'He loves SC': Trump calls McMaster at Rock Hill stop before president's visit to state
South Carolina Gov. Henry McMaster continued to back President Donald Trump's immigration policy during a campaign stop Friday morning in Rock Hill.
McMaster left a meet-and-greet at Eggs Up Diner for a few minutes to take a phone call from the president.
He said the president called to talk about his upcoming trip to South Carolina. McMaster said Trump told him to “tell the people of South Carolina that I love them.”
This is the second time Trump has called the South Carolina governor at a campaign stop this week, McMaster said. He also called on Monday while the governor was in Charleston. Trump will be campaigning for McMaster in South Carolina next week.
“He loves South Carolina,” McMaster said. “And of course, he knows in the Republican primary in 2016 that this was the big one, this was where he won. I was by his side all across the state, and some in North Carolina, the crowds were overflowing with enthusiasm and numbers everywhere.
“And this state, our people, have a special place in history with him,” McMaster said. “And he is deeply grateful and proud of the people in South Carolina.”
McMaster said Monday during a stop in Spartanburg that he supports the president’s immigration policy ‘100 percent,’ goupstate.com reported.

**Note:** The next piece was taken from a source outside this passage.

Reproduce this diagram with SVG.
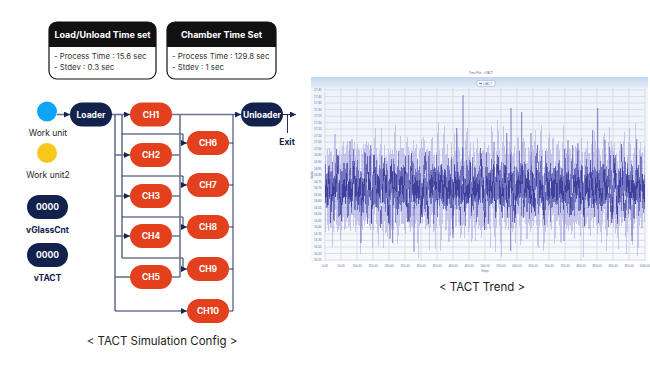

The Trump administration recently enacted a zero-tolerance policy on immigration that resulted in children being separated from their parents at the border. After public backlash, Trump signed an executive order halting his family separation policy.
McMaster denied the family separation policy was new, saying it "had been the law for years."

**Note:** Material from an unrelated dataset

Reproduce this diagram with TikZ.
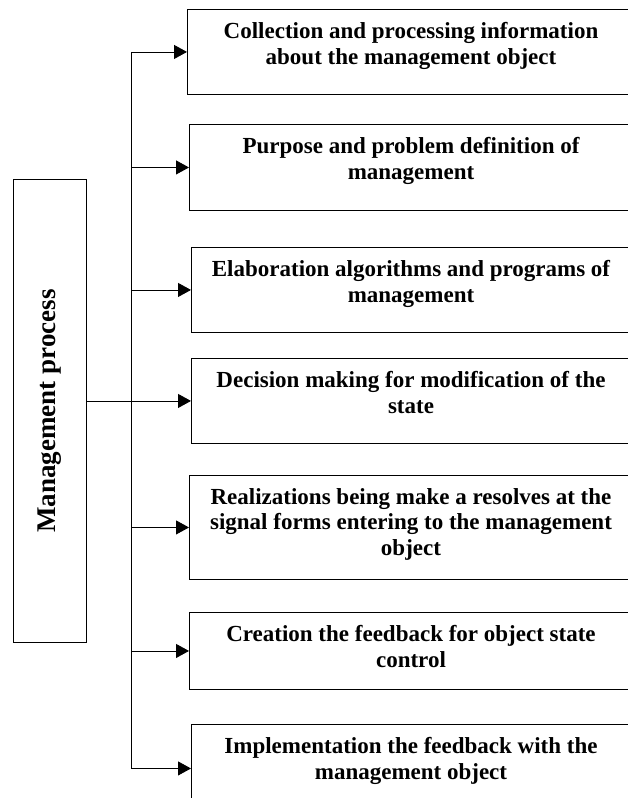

The executive order would instead detain children and families together, a policy that was blocked by courts after former President Barack Obama tried it. The 1997 Flores Settlement Agreement holds that undocumented children cannot be held for more than 20 days.
Trump’s executive order will ask the courts to change that decision to allow immigrant children to be detained with their parents indefinitely, through their entire criminal proceedings.
McMaster said he has no information on if any detained children are being held in South Carolina.
“What happened is President Trump inherited a disaster created by President Obama,” McMaster said Friday. “…President (Trump) went back to the original law that required rules to be followed. And then when it developed that children were being taken from their families because of that, he corrected that just this week with an executive order that’s doing it in the right way by having the judge change the order that President Obama had violated.
“Now it sounds a little complicated, but what President Trump is doing is following the law and getting the right thing done one step at a time.”
McMaster said he hasn’t spoken to the president about how the government plans to reunite children and families who were separated before Trump’s executive order.
But he said he has sent S.C. Army National Guard troops to Texas and Arizona and is willing to send more at Trump’s request to secure the border. Several other state governors, including North Carolina Gov. Roy Cooper, have recently said they won’t support Trump with state National Guard troops at the border.
“If the border were secure, we wouldn’t have illegals coming in either with or without children to begin with,” McMaster said. “We must have a secure border. But the president has responded in the proper way, the lawful way, and as a result, we are now on a course, as he said we would be, to having a secure border with proper measures being taken to accommodate certain situations.”
S.C. Rep. Tommy Pope stood with McMaster at the event after endorsing him earlier this week, along with former York County sheriff and S.C. Rep. Bruce Bryant, 16th Circuit Solicitor Kevin Brackett and York County Sheriff Kevin Tolson.
McMaster faces Greenville businessman John Warren in Tuesday's GOP nomination runoff race for governor.